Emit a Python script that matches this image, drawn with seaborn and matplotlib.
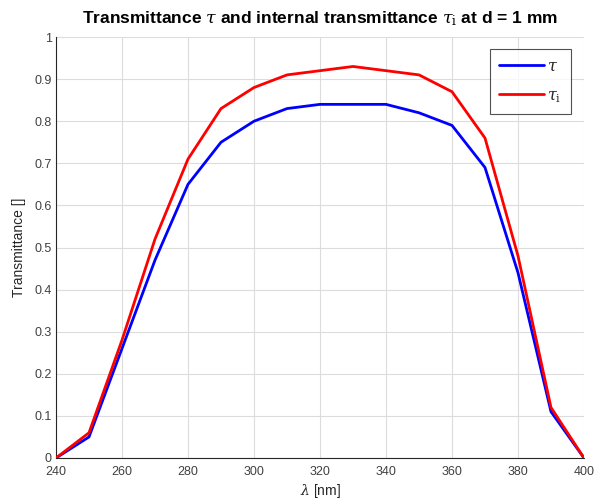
import matplotlib
matplotlib.use("Agg")
import matplotlib.pyplot as plt
import seaborn as sns
import pandas as pd

wavelength = [240, 250, 260, 270, 280, 290, 300, 310, 320, 330, 340, 350, 360, 370, 380, 390, 400]
tau = [0.0, 0.05, 0.26, 0.47, 0.65, 0.75, 0.80, 0.83, 0.84, 0.84, 0.84, 0.82, 0.79, 0.69, 0.44, 0.11, 0.0]
tau_i = [0.0, 0.06, 0.28, 0.52, 0.71, 0.83, 0.88, 0.91, 0.92, 0.93, 0.92, 0.91, 0.87, 0.76, 0.48, 0.12, 0.0]
series_labels = [r"$\tau$", r"$\tau_{\rm i}$"]
x_ticks = [240, 260, 280, 300, 320, 340, 360, 380, 400]
y_ticks = [0, 0.1, 0.2, 0.3, 0.4, 0.5, 0.6, 0.7, 0.8, 0.9, 1]
y_ticklabels = ["0", "0.1", "0.2", "0.3", "0.4", "0.5", "0.6", "0.7", "0.8", "0.9", "1"]

sns.set_style("white")
plt.rcParams["font.family"] = ["Liberation Sans", "DejaVu Sans"]
plt.rcParams["mathtext.fontset"] = "dejavuserif"

df = pd.DataFrame({
    "wl": wavelength * 2,
    "T": tau + tau_i,
    "series": [series_labels[0]] * len(wavelength) + [series_labels[1]] * len(wavelength),
})

fig = plt.figure(figsize=(5.94, 5.04), dpi=100)
ax = fig.add_axes([56 / 594, 1 - 458 / 504, (584 - 56) / 594, (458 - 37) / 504])

sns.lineplot(data=df, x="wl", y="T", hue="series", palette=["#0000ff", "#ff0000"],
             linewidth=2.0, ax=ax, legend=True, zorder=3)

ax.set_xlim(240, 400)
ax.set_ylim(0, 1)
ax.set_xticks(x_ticks)
ax.set_yticks(y_ticks)
ax.set_yticklabels(y_ticklabels)
ax.grid(True, color="#dcdcdc", linewidth=0.8, zorder=0)
ax.set_axisbelow(True)
for s in ["top", "right"]:
    ax.spines[s].set_visible(False)
for s in ["left", "bottom"]:
    ax.spines[s].set_color("#262626")
    ax.spines[s].set_linewidth(0.8)
ax.tick_params(direction="in", length=4, width=0.8, colors="#262626",
               labelsize=9, labelcolor="#404040")
ax.tick_params(axis="x", pad=6)
ax.tick_params(axis="y", pad=3)

ax.set_xlabel(r"$\lambda$ [nm]", fontsize=10, color="#262626", labelpad=3)
ax.set_ylabel("Transmittance []", fontsize=10, color="#262626", labelpad=6)
ax.set_title(r"Transmittance $\tau$ and internal transmittance $\tau_{\rm i}$ at d = 1 mm",
             fontsize=12.5, fontweight="bold", color="black", pad=10)

leg = ax.legend(loc="upper right", bbox_to_anchor=(571 / 594, 1 - 49 / 504),
                bbox_transform=fig.transFigure, fontsize=11.5, frameon=True,
                fancybox=False, edgecolor="#262626", handlelength=2.8,
                borderpad=0.6, labelspacing=0.9, handletextpad=0.2, borderaxespad=0)
leg.get_frame().set_linewidth(0.8)
leg.set_title(None)

fig.savefig("out.png", dpi=100)
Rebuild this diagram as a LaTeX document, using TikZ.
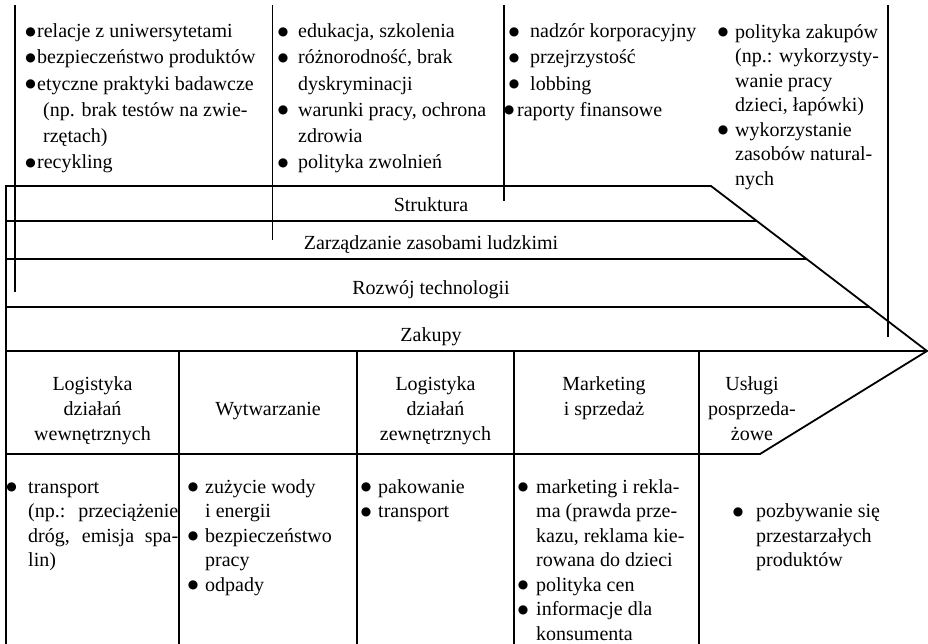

════════

# Request
Quote, exactly and only, the lines from the first line of the data above through the line containing "import pandas as pd". The pictures do not belong in it.

# Problem solution
Emit a Python script that matches this image, drawn with seaborn and matplotlib.
import matplotlib
matplotlib.use("Agg")
import matplotlib.pyplot as plt
import seaborn as sns
import pandas as pd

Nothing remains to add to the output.